As appeals go, that doesn’t sound all that unusual. It’s significant for me because, in all likelihood, that will be my last argument to the full court before I call it a career early next year. I foreseeably may rise to argue a petition or two to writ panels later this year, but given the time it takes for an appeal to mature to a merits argument these days, I can’t see another one on a short-enough horizon.

I owe a debt of gratitude to the Chief Deputy Clerk, Basil Tsimpris. He was kind enough to place the case in a privileged position, the last case of the day. That meant that I got to experience the honor accorded to last-case advocates: The justices came down from the bench to shake hands with counsel at the end of the argument. The other two appellate courts in Richmond — the Court of Appeals of Virginia and the Fourth Circuit — do that after each oral argument; but the justices do so only at day’s end.
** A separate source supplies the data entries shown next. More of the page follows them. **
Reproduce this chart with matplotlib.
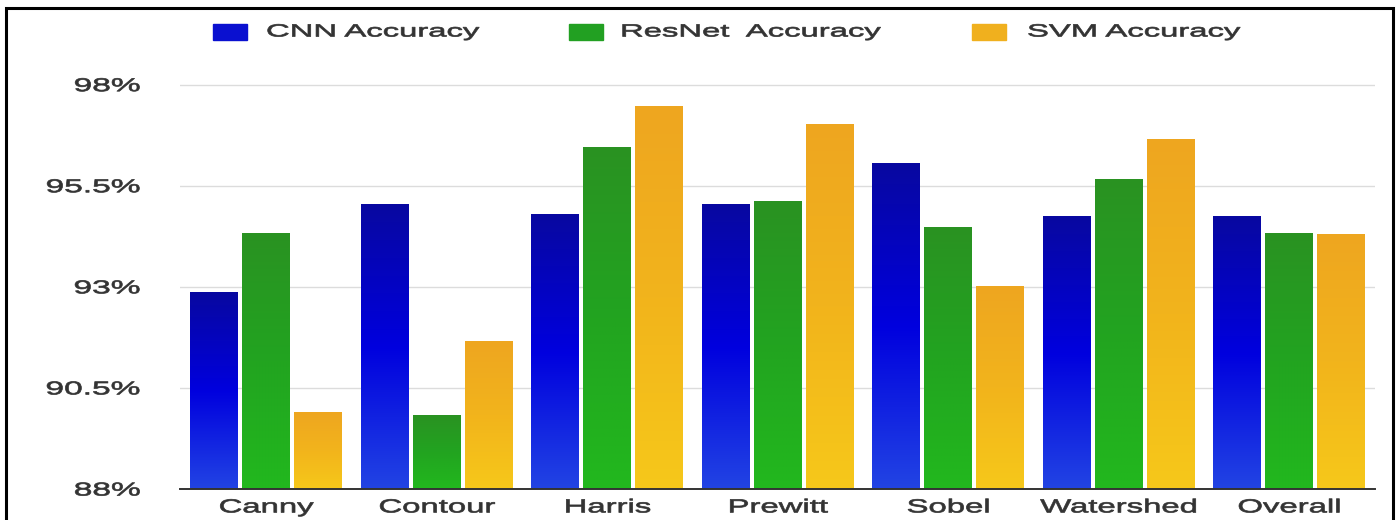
import numpy as np
import matplotlib
matplotlib.use("Agg")
import matplotlib.pyplot as plt
from matplotlib.colors import LinearSegmentedColormap
from matplotlib.patches import Rectangle
from matplotlib.patheffects import AbstractPathEffect
from matplotlib.transforms import Affine2D

# accuracy (%) per edge/feature method
methods = ["Canny", "Contour", "Harris", "Prewitt", "Sobel", "Watershed", "Overall"]
cnn_acc = [92.86, 95.04, 94.80, 95.04, 96.04, 94.75, 94.75]
resnet_acc = [94.32, 89.81, 96.45, 95.12, 94.48, 95.66, 94.32]
svm_acc = [89.88, 91.65, 97.47, 97.02, 93.01, 96.65, 94.29]
series_names = ["CNN Accuracy", "ResNet  Accuracy", "SVM Accuracy"]

y_ticks = [88, 90.5, 93, 95.5, 98]
y_tick_labels = ["88%", "90.5%", "93%", "95.5%", "98%"]

W, H = 1396, 520
TEXT = "#333333"
plt.rcParams["font.family"] = ["Liberation Sans", "DejaVu Sans"]


class Widen(AbstractPathEffect):
    """Stretch a text path sideways around its left, centre or right edge,
    with a thin outline so the strokes keep some weight."""

    def __init__(self, sx, anchor="center", weight=0.5):
        super().__init__()
        self.sx = sx
        self.anchor = anchor
        self.weight = weight

    def draw_path(self, renderer, gc, tpath, affine, rgbFace=None):
        pts = affine.transform(tpath.vertices)
        if len(pts):
            x0, x1 = pts[:, 0].min(), pts[:, 0].max()
            ref = {"left": x0, "right": x1}.get(self.anchor, (x0 + x1) / 2)
            affine = affine + Affine2D().translate(-ref, 0).scale(self.sx, 1).translate(ref, 0)
        renderer.draw_path(gc, tpath, affine, rgbFace)
        if self.weight and rgbFace is not None:
            gc0 = renderer.new_gc()
            gc0.copy_properties(gc)
            gc0.set_foreground(rgbFace)
            gc0.set_linewidth(self.weight)
            renderer.draw_path(gc0, tpath, affine, None)
            gc0.restore()


# bottom -> middle -> top colours of each bar fill
gradients = [
    LinearSegmentedColormap.from_list("cnn", ["#2244e4", "#0000de", "#0808a0"]),
    LinearSegmentedColormap.from_list("resnet", ["#22b81e", "#22a420", "#2a9222"]),
    LinearSegmentedColormap.from_list("svm", ["#f6c81a", "#f2b41c", "#eea620"]),
]
legend_colors = ["#0a10d0", "#22a022", "#f0b01e"]

fig = plt.figure(figsize=(W / 100, H / 100), dpi=100)
ax = fig.add_axes([180 / W, 31 / H, 1195 / W, 412.4 / H])

x = np.arange(len(methods))
offsets = [-0.305, 0.0, 0.305]
width = 0.278
ramp = np.linspace(0, 1, 256).reshape(-1, 1)

for vals, off, cmap, col in zip([cnn_acc, resnet_acc, svm_acc], offsets, gradients, legend_colors):
    bars = ax.bar(x + off, vals, width, color=col, zorder=2)
    for rect in bars:
        x0, w, top = rect.get_x(), rect.get_width(), rect.get_height()
        ax.imshow(ramp, cmap=cmap, origin="lower", aspect="auto", zorder=2.1,
                  extent=(x0, x0 + w, y_ticks[0], top), interpolation="bilinear")

ax.set_xlim(-0.505, 6.505)
ax.set_ylim(88, 98.2)

ax.set_yticks(y_ticks)
ax.set_yticklabels(y_tick_labels)
ax.set_xticks(x)
ax.set_xticklabels(methods)
ax.tick_params(axis="y", length=0, pad=28.8, labelsize=13.4, labelcolor=TEXT)
ax.tick_params(axis="x", length=0, pad=7.5, labelsize=13.6, labelcolor=TEXT)
for lbl in ax.get_yticklabels():
    lbl.set_path_effects([Widen(1.8, "right")])
for lbl in ax.get_xticklabels():
    lbl.set_path_effects([Widen(1.74, "center")])

ax.grid(axis="y", color="#dcdcdc", linewidth=1.0)
ax.set_axisbelow(True)
for side in ["top", "right", "left"]:
    ax.spines[side].set_visible(False)
ax.spines["bottom"].set_color("#333333")
ax.spines["bottom"].set_linewidth(1.4)
ax.spines["bottom"].set_zorder(3)

# legend row across the top
patch_x = [213, 569, 972]
label_x = [266, 620, 1027]
for px, lx, name, col in zip(patch_x, label_x, series_names, legend_colors):
    fig.add_artist(Rectangle((px / W, 1 - 40 / H), 34 / W, 16 / H,
                             transform=fig.transFigure, color=col))
    fig.text(lx / W, 1 - 32 / H, name, ha="left", va="center", fontsize=12.7,
             color=TEXT, path_effects=[Widen(1.86, "left")])

# black frame around the chart
fig.add_artist(Rectangle((6 / W, -0.05), 1387 / W, 1.05 - 8 / H,
                         transform=fig.transFigure, fill=False,
                         edgecolor="black", linewidth=2.2))

fig.savefig("out.png", dpi=100)
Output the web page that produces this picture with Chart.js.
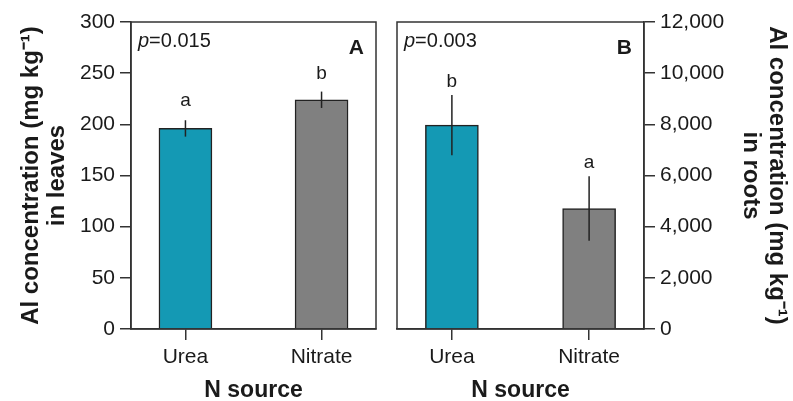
<!DOCTYPE html>
<html><head><meta charset="utf-8">
<script src="https://cdn.jsdelivr.net/npm/chart.js@4"></script>
<style>
html,body{margin:0;padding:0;background:#fff;width:793px;height:401px;overflow:hidden;}
#wa{position:absolute;left:0;top:0;width:393px;height:401px;}
#wb{position:absolute;left:393px;top:0;width:400px;height:401px;}
</style></head><body>
<div id="wa"><canvas id="ca"></canvas></div>
<div id="wb"><canvas id="cb"></canvas></div>
<script>
// ---- data ----
const categories = ['Urea', 'Nitrate'];
const leavesValues = [196, 224];
const leavesErrors = [8, 8];
const leavesLetters = ['a', 'b'];
const leavesLetterAt = [218, 244];
const rootsValues = [7970, 4710];
const rootsErrors = [1180, 1260];
const rootsLetters = ['b', 'a'];
const rootsLetterAt = [9460, 6310];
const leavesTicks = [0, 50, 100, 150, 200, 250, 300];
const rootsTicks = [0, 2000, 4000, 6000, 8000, 10000, 12000];
const xTicks = [0, 1];
const barColors = ['#1499B4', '#808080'];

const FF = "'Liberation Sans', Arial, Helvetica, sans-serif";
Chart.defaults.font.family = FF;
Chart.defaults.color = '#1a1a1a';

const annot = {
  id: 'annot',
  afterDatasetsDraw(chart, args, o) {
    const ctx = chart.ctx;
    const ys = chart.scales.y;
    const meta = chart.getDatasetMeta(0);
    const vals = chart.data.datasets[0].data;
    ctx.save();
    ctx.strokeStyle = '#222';
    ctx.lineWidth = 1.5;
    meta.data.forEach((bar, i) => {
      const v = vals[i].y, e = o.errors[i];
      ctx.beginPath();
      ctx.moveTo(bar.x, ys.getPixelForValue(v + e));
      ctx.lineTo(bar.x, ys.getPixelForValue(v - e));
      ctx.stroke();
      ctx.fillStyle = '#1a1a1a';
      ctx.font = '19px ' + FF;
      ctx.textAlign = 'center';
      ctx.textBaseline = 'alphabetic';
      ctx.fillText(o.letters[i], bar.x, ys.getPixelForValue(o.letterAt[i]));
    });
    const ca = chart.chartArea;
    ctx.strokeStyle = '#333';
    ctx.lineWidth = 1.5;
    ctx.strokeRect(ca.left, ca.top, ca.right - ca.left, ca.bottom - ca.top);
    ctx.fillStyle = '#1a1a1a';
    ctx.textAlign = 'left';
    ctx.textBaseline = 'alphabetic';
    let x = ca.left + 7;
    const yb = ca.top + 24.5;
    ctx.font = 'italic 20px ' + FF;
    ctx.fillText('p', x, yb);
    x += ctx.measureText('p').width;
    ctx.font = '20px ' + FF;
    ctx.fillText('=' + o.p, x, yb);
    ctx.font = 'bold 21px ' + FF;
    ctx.textAlign = 'right';
    ctx.fillText(o.panel, ca.right - 12, ca.top + 32);
    ctx.restore();
  }
};

function makeChart(id, values, errors, letters, letterAt, ticks, pos, titleLines, titlePad, pad, p, panel) {
  return new Chart(document.getElementById(id), {
    type: 'bar',
    data: {
      datasets: [{
        data: values.map((v, i) => ({x: xTicks[i], y: v})),
        backgroundColor: barColors,
        borderColor: '#222',
        borderWidth: 1.5,
        barThickness: 53,
        grouped: false
      }]
    },
    options: {
      responsive: true,
      maintainAspectRatio: false,
      animation: false,
      devicePixelRatio: 1,
      layout: {padding: pad},
      plugins: {legend: {display: false}, tooltip: {enabled: false},
        annot: {errors, letters, letterAt, p, panel}},
      scales: {
        x: {
          type: 'linear', min: -0.4, max: 1.4, offset: false,
          afterBuildTicks: s => { s.ticks = xTicks.map(v => ({value: v})); },
          afterFit: s => { s.height = 72; },
          ticks: {callback: v => categories[v], font: {size: 21}, color: '#1a1a1a', padding: 5, maxRotation: 0, autoSkip: false},
          grid: {drawOnChartArea: false, offset: false, color: '#333', lineWidth: 1.5, tickLength: 11},
          border: {display: true, color: '#333', width: 1.5},
          title: {display: true, text: 'N source', font: {size: 23, weight: 'bold', lineHeight: 0.9}, color: '#1a1a1a', padding: {top: 0, bottom: 0}}
        },
        y: {
          position: pos, min: ticks[0], max: ticks[ticks.length - 1],
          afterBuildTicks: s => { s.ticks = ticks.map(v => ({value: v})); },
          afterFit: s => { s.width = pos === 'left' ? 131 : 149; },
          ticks: {font: {size: 21}, color: '#1a1a1a', padding: 5,
            callback: v => Number(v).toLocaleString('en-US')},
          grid: {drawOnChartArea: false, color: '#333', lineWidth: 1.5, tickLength: 11},
          border: {display: true, color: '#333', width: 1.5},
          title: {display: true, text: titleLines, font: {size: 24, weight: 'bold', lineHeight: 1.1}, color: '#1a1a1a', padding: {top: titlePad, bottom: 0}}
        }
      }
    },
    plugins: [annot]
  });
}

makeChart('ca', leavesValues, leavesErrors, leavesLetters, leavesLetterAt, leavesTicks, 'left',
  ['Al concentration (mg kg\u207B\u00B9)', 'in leaves'], 18, {left: 0, right: 17, top: 22, bottom: 0}, '0.015', 'A');
makeChart('cb', rootsValues, rootsErrors, rootsLetters, rootsLetterAt, rootsTicks, 'right',
  ['Al concentration (mg kg\u207B\u00B9)', 'in roots'], 3, {left: 4, right: 0, top: 22, bottom: 0}, '0.003', 'B');
</script>
</body></html>
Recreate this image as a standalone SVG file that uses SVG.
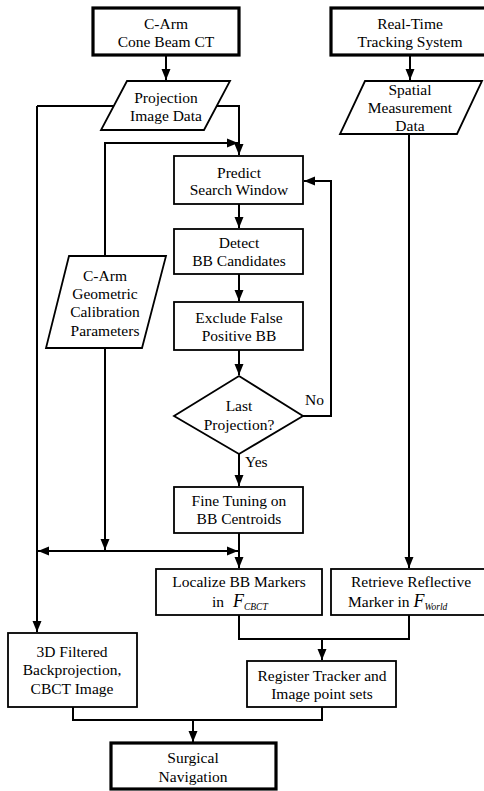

As I’ve mentioned often, the justices are all very pleasant people, and they were enormously gracious to me when they greeted me on this occasion. For a very long time, I’ll treasure the memory of those two or three minutes.

After the justices filed out, heading back toward their robing room, I packed up my satchel and then stepped briefly back to the lectern, lingering for a moment. I thought of the roughly two dozen justices before whom I’ve appeared over the years — many of them even then gazing down wordlessly from the walls beside and behind me — and remembered their consistent courtesy to me.

The six square feet behind that lectern — a space roughly three feet wide by two feet deep — really are the best place I know to practice law.